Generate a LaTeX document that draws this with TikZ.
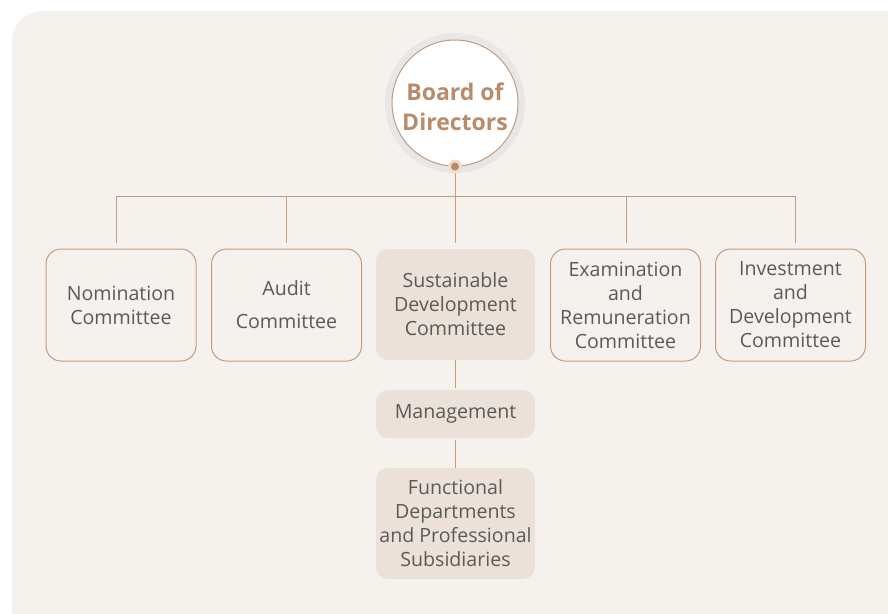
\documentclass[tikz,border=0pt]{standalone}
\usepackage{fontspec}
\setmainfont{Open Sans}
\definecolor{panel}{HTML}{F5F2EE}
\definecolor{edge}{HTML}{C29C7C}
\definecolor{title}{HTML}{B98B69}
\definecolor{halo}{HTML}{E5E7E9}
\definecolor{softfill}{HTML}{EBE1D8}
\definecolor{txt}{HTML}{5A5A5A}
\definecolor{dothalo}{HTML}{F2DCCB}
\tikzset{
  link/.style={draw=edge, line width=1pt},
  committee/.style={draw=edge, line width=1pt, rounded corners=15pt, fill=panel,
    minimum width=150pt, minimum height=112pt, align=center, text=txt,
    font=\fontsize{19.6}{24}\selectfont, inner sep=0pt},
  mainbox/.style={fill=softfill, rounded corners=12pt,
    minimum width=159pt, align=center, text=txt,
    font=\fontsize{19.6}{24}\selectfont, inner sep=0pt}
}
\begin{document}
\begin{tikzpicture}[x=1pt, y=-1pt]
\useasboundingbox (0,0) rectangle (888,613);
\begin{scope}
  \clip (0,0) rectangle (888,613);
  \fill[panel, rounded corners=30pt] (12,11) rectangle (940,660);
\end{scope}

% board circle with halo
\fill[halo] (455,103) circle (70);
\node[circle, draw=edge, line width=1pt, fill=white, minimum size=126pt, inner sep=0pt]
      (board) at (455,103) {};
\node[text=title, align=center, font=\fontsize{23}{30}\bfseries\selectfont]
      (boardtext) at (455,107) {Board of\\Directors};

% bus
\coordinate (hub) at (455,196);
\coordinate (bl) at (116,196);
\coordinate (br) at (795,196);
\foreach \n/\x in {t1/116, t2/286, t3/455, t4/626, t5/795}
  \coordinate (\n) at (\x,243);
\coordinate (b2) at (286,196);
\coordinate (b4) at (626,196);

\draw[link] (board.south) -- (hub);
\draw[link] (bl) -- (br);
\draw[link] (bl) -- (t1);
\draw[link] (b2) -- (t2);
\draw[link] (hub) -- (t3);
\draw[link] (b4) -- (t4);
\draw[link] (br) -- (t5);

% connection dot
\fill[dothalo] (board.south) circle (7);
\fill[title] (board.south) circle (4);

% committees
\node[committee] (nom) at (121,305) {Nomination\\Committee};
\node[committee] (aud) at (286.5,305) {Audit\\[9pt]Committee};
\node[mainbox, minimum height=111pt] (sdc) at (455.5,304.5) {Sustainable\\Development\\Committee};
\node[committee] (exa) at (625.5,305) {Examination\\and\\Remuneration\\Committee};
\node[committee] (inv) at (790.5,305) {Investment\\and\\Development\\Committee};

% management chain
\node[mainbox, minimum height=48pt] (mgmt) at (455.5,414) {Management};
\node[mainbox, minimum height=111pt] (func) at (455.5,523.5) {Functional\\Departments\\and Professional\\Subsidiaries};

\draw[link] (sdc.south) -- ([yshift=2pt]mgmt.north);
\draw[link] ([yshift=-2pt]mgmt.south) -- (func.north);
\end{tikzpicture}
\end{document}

────────

Set out every line from the material that contains the string "with".

Written reply:
Generate a LaTeX document that draws this with TikZ.
% board circle with halo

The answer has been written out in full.